We feel a strong bond with tree swallows since we enjoy their company in the summer also at our Blue Ridge mountain farm in VA. We have 107 hilly acres and open grasslands around ponds that are attractive to swallows. We have put up nest boxes to attract both tree swallows and bluebirds, who are competing for the same hole-nesting cavities. In our experience the tree swallows win these contests in open areas, except that paired boxes sometimes allow both species to nest in a more cooperative manner. In our area of VA, tree swallows only have one brood of babies, whereas bluebirds will nest repeatedly.

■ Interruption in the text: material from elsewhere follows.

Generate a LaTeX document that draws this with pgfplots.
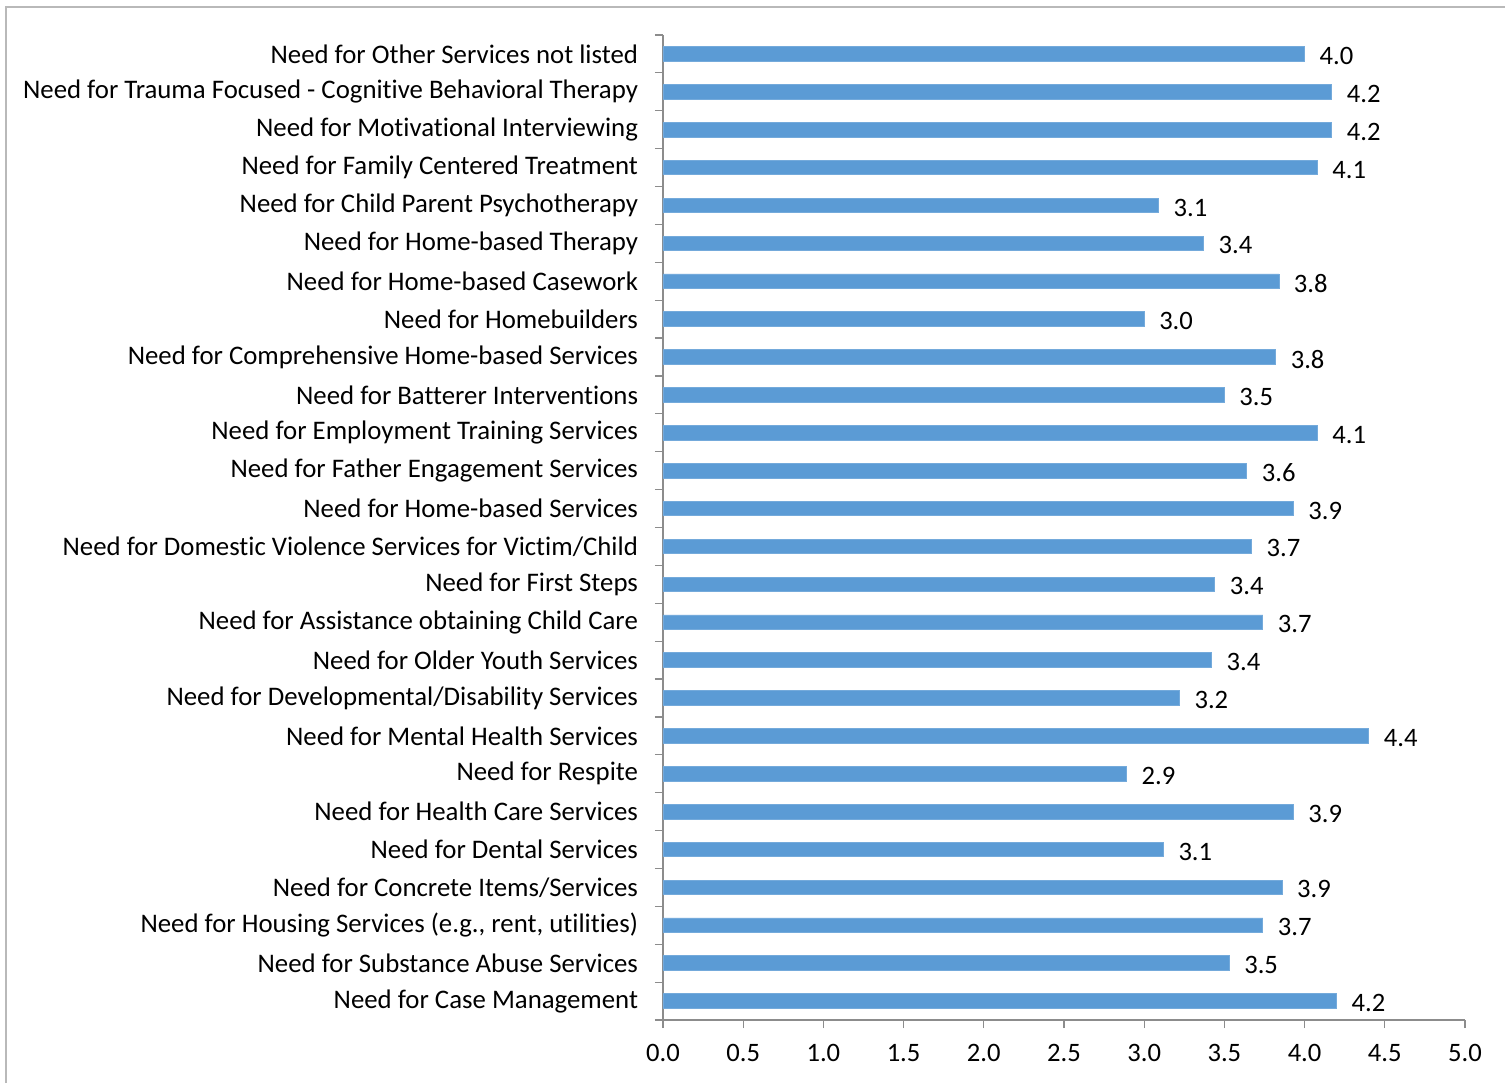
\documentclass[border=0pt]{standalone}
\usepackage{pgfplots}
\pgfplotsset{compat=1.18}
\usepackage{pgfplotstable}
\usepackage{fontspec}
\setmainfont{Carlito}[Ligatures={NoCommon}]
\definecolor{barblue}{HTML}{5B9BD5}
\definecolor{axgray}{HTML}{8C8C8C}
\pgfplotstableread{
y val
0 4.20
1 3.53
2 3.74
3 3.86
4 3.12
5 3.93
6 2.89
7 4.40
8 3.22
9 3.42
10 3.74
11 3.44
12 3.67
13 3.93
14 3.64
15 4.08
16 3.50
17 3.82
18 3.00
19 3.84
20 3.37
21 3.09
22 4.08
23 4.17
24 4.17
25 4.00
}\datatable
\begin{document}
\begin{tikzpicture}
\useasboundingbox (0,0) rectangle (752.5pt,541.5pt);
\draw[gray!55, line width=1pt] (3pt,0) -- (3pt,538pt) -- (752.5pt,538pt);
\begin{axis}[
  at={(331.5pt,31.5pt)}, anchor=south west,
  scale only axis, width=401pt, height=492.5pt,
  xbar, bar width=7.3pt, bar shift=0pt,
  xmin=0, xmax=5, ymin=-0.5, ymax=25.5,
  axis x line*=bottom, axis y line*=left,
  axis line style={axgray, line width=0.6pt},
  xtick={0,0.5,1,1.5,2,2.5,3,3.5,4,4.5,5},
  tick align=outside,
  major tick length=4pt,
  x tick style={axgray, line width=0.6pt},
  ytick={0,...,25},
  major y tick style={draw=none},
  minor ytick={-0.5,0.5,...,25.5},
  minor y tick style={axgray, line width=0.6pt},
  minor tick length=4pt,
  /pgf/number format/assume math mode=true,
  xticklabel style={font=\fontsize{13.3}{15}\selectfont, /pgf/number format/.cd, fixed, fixed zerofill, precision=1},
  xticklabel shift=4.5pt,
  yticklabel style={font=\fontsize{13.4}{15}\selectfont},
  yticklabel shift=5pt,
  yticklabels={
    {Need for Case Management},
    {Need for Substance Abuse Services},
    {Need for Housing Services (e.g., rent, utilities)},
    {Need for Concrete Items/Services},
    {Need for Dental Services},
    {Need for Health Care Services},
    {Need for Respite},
    {Need for Mental Health Services},
    {Need for Developmental/Disability Services},
    {Need for Older Youth Services},
    {Need for Assistance obtaining Child Care},
    {Need for First Steps},
    {Need for Domestic Violence Services for Victim/Child},
    {Need for Home-based Services},
    {Need for Father Engagement Services},
    {Need for Employment Training Services},
    {Need for Batterer Interventions},
    {Need for Comprehensive Home-based Services},
    {Need for Homebuilders},
    {Need for Home-based Casework},
    {Need for Home-based Therapy},
    {Need for Child Parent Psychotherapy},
    {Need for Family Centered Treatment},
    {Need for Motivational Interviewing},
    {Need for Trauma Focused - Cognitive Behavioral Therapy},
    {Need for Other Services not listed}
  },
  nodes near coords,
  point meta=x,
  nodes near coords style={font=\fontsize{13.3}{15}\selectfont, black, xshift=4pt, yshift=-1pt,
    /pgf/number format/.cd, fixed, fixed zerofill, precision=1},
  clip=false,
]
\addplot[fill=barblue, draw=barblue!85!white] table[x=val, y=y] {\datatable};
\end{axis}
\end{tikzpicture}
\end{document}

Thus bluebirds may get to use a tree swallow box after the swallows have finished.
Male tree swallows (see photo) are a beautiful shade of metallic blue/green on their backs, due to a structural color based not on pigments but on refraction of light, with a whitish belly. Thus the angle at which you view them may change the color seen. The females and young have brownish backs. They always place some feathers in their nests, and face potential nest predation from black rat snakes (see photo) and raccoons. We have learned always to place a barrier to predators below the nest box to give the happy family the best chance to succeed.
One of the most endearing traits of tree swallows is that they thrive around homes and farms and provide a lively chorus of twittering and a rhapsody of movement as they constantly fly around to catch food and interact with one another. They drink from our ponds on the wing by skimming the surface. In the evening they take baths by crashing into the surface and splashing water on their plumage.
Tree swallows epitomize the beauty and companionship that people find in birds. So put up some next boxes and help the swallows and yourself at the same time. What a miracle of beauty and satisfaction can be found with such a small expenditure of time and money.